DEMAREST, N.J. (CBS) ― Surveillance cameras rolling inside our local schools is nothing new, but what's taking place inside Demarest's public schools is truly cutting edge: a live feed from more than two dozen cameras with a direct connection to the police.

It's an expensive, but effective tool that could be a sign of the times with an increase in school shootings over the years.

The system, which cost about $28,000, can even track movement in a crowded room.

"When they arrive, they can pull up the school's live feed and do a sweep instantly," Demarest Police Chief James Powderley tells CBS 2.

Patrolling officers have access to the video feed from headquarters and several laptops. To address privacy concerns, all of the cameras are installed in public areas and are not equipped to pick up audio.

The video capabilities are extremely impressive. Each of the laptops can pick up 16 different angles at one time, turning a single operator into a mobile surveillance team.


The Video from WCBS, New York.

This represents the next step in school video surveillance. While I too am concerned about the lack of privacy, with the cameras only in public areas and given the current state of the law regarding privacy in schools, I see nothing clearly illegal under current law about this activity.

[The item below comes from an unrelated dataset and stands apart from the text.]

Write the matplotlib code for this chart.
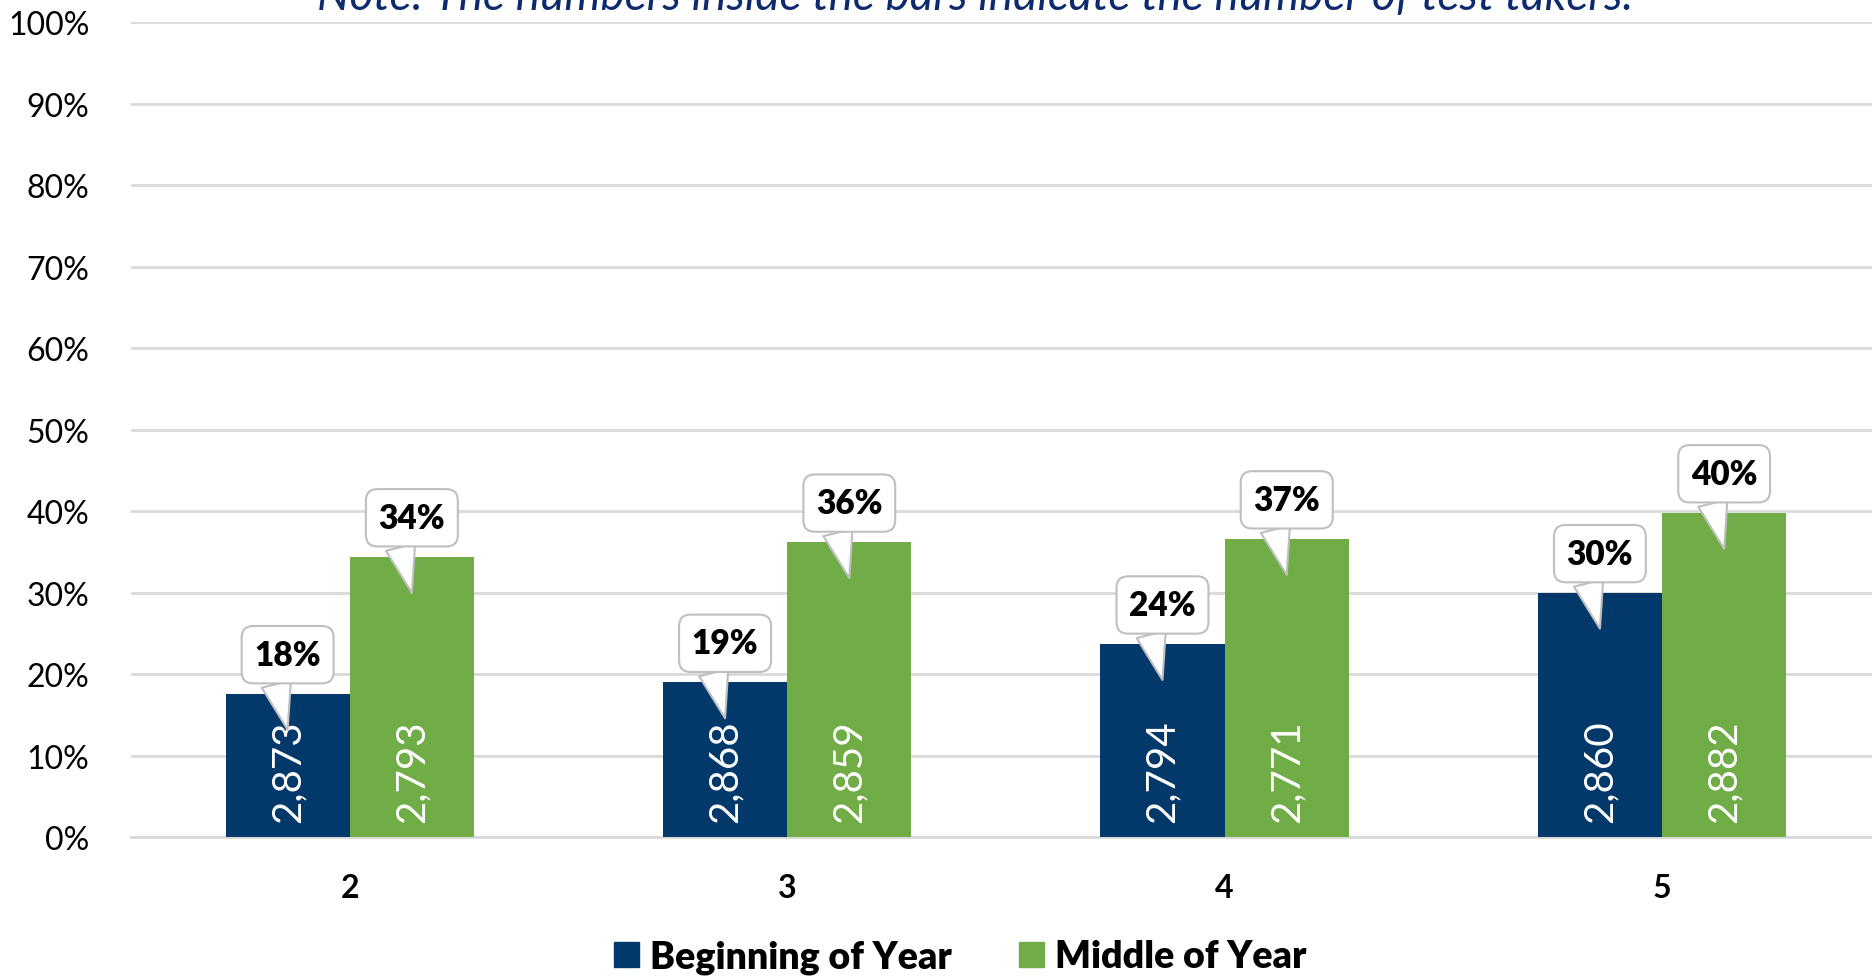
import matplotlib
matplotlib.use("Agg")
import matplotlib.pyplot as plt
import matplotlib.transforms as mtransforms
from matplotlib.patches import Patch
import numpy as np

plt.rcParams['font.family'] = ['Lato', 'DejaVu Sans']

# data
grades = ['2', '3', '4', '5']
boy_pct = [17.6, 19.0, 23.7, 30.0]
moy_pct = [34.4, 36.2, 36.6, 39.8]
boy_n = [2873, 2868, 2794, 2860]
moy_n = [2793, 2859, 2771, 2882]
series_names = ['Beginning of Year', 'Middle of Year']

navy = '#03386B'
green = '#70AD47'
grid_col = '#D9D9D9'

fig = plt.figure(figsize=(18.72, 9.79), dpi=100)
ax = fig.add_axes([0.070, 0.144, 0.930, 0.8325])

x = np.arange(len(grades))
w = 0.284
b1 = ax.bar(x - w / 2, boy_pct, w, color=navy, zorder=3)
b2 = ax.bar(x + w / 2, moy_pct, w, color=green, zorder=3)

ax.set_xlim(-0.5, 3.48)
ax.set_ylim(0, 100)
ax.set_yticks(range(0, 101, 10))
ax.set_yticklabels([f'{t}%' for t in range(0, 101, 10)], fontsize=23)
ax.set_xticks(x)
ax.set_xticklabels(grades, fontsize=23, fontweight='bold')
ax.tick_params(axis='both', length=0)
ax.tick_params(axis='x', pad=26)
ax.tick_params(axis='y', pad=30)
ax.grid(axis='y', color=grid_col, linewidth=2, zorder=0)
for s in ['top', 'right', 'left']:
    ax.spines[s].set_visible(False)
ax.spines['bottom'].set_color(grid_col)
ax.spines['bottom'].set_linewidth(2)

# counts inside bars
for bars, counts in [(b1, boy_n), (b2, moy_n)]:
    for rect, n in zip(bars, counts):
        cx = rect.get_x() + rect.get_width() / 2
        ax.annotate(f'{n:,}', xy=(cx, 0), xytext=(0, 11), textcoords='offset points',
                    rotation=90, ha='center', va='bottom', color='white',
                    fontsize=29, zorder=5)

# speech-bubble callouts
down = mtransforms.ScaledTranslation(0, -26 / 72, fig.dpi_scale_trans)
for bars, vals in [(b1, boy_pct), (b2, moy_pct)]:
    for rect, v in zip(bars, vals):
        cx = rect.get_x() + rect.get_width() / 2
        ax.annotate(f'{v:.0f}%', xy=(cx, v), xycoords=ax.transData + down,
                    xytext=(0, 54), textcoords='offset points',
                    ha='center', va='center', fontsize=24, fontweight='heavy',
                    zorder=6,
                    bbox=dict(boxstyle='round,pad=0.38,rounding_size=0.35',
                              fc='white', ec='#BFBFBF', lw=1.5),
                    arrowprops=dict(arrowstyle='wedge,tail_width=0.9',
                                    fc='white', ec='#BFBFBF', lw=1.5,
                                    relpos=(0.28, 0.0), shrinkA=0, shrinkB=0))

fig.text(0.521, 0.990, 'Note: The numbers inside the bars indicate the number of test takers.',
         ha='center', va='baseline', fontsize=33, style='italic', color='#0D2A6E')

handles = [Patch(color=navy), Patch(color=green)]
fig.legend(handles, series_names, loc='center', bbox_to_anchor=(0.513, 0.022),
           ncol=2, frameon=False, handlelength=0.65, handleheight=0.65,
           handletextpad=0.3, columnspacing=1.8, prop={'weight': 'heavy', 'size': 27})

fig.savefig('out.png', dpi=100)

What I am concerned more about (although this story does concern me) is the increasing relationship between schools and the police. In cases such as this, it is almost as if the police are the school's private security firm. Because of the differences in the law regarding how police treat the public and how school authorities treat school children, mingling the two authorities in schools can be problematic. Police are trained for a different purpose than school authorities are trained and their responses to school disciplinary incidents are naturally going to be different. There is a certain degree of administrative discretion in school authorities (who are always former teachers) that police are not trained or qualified to enforce.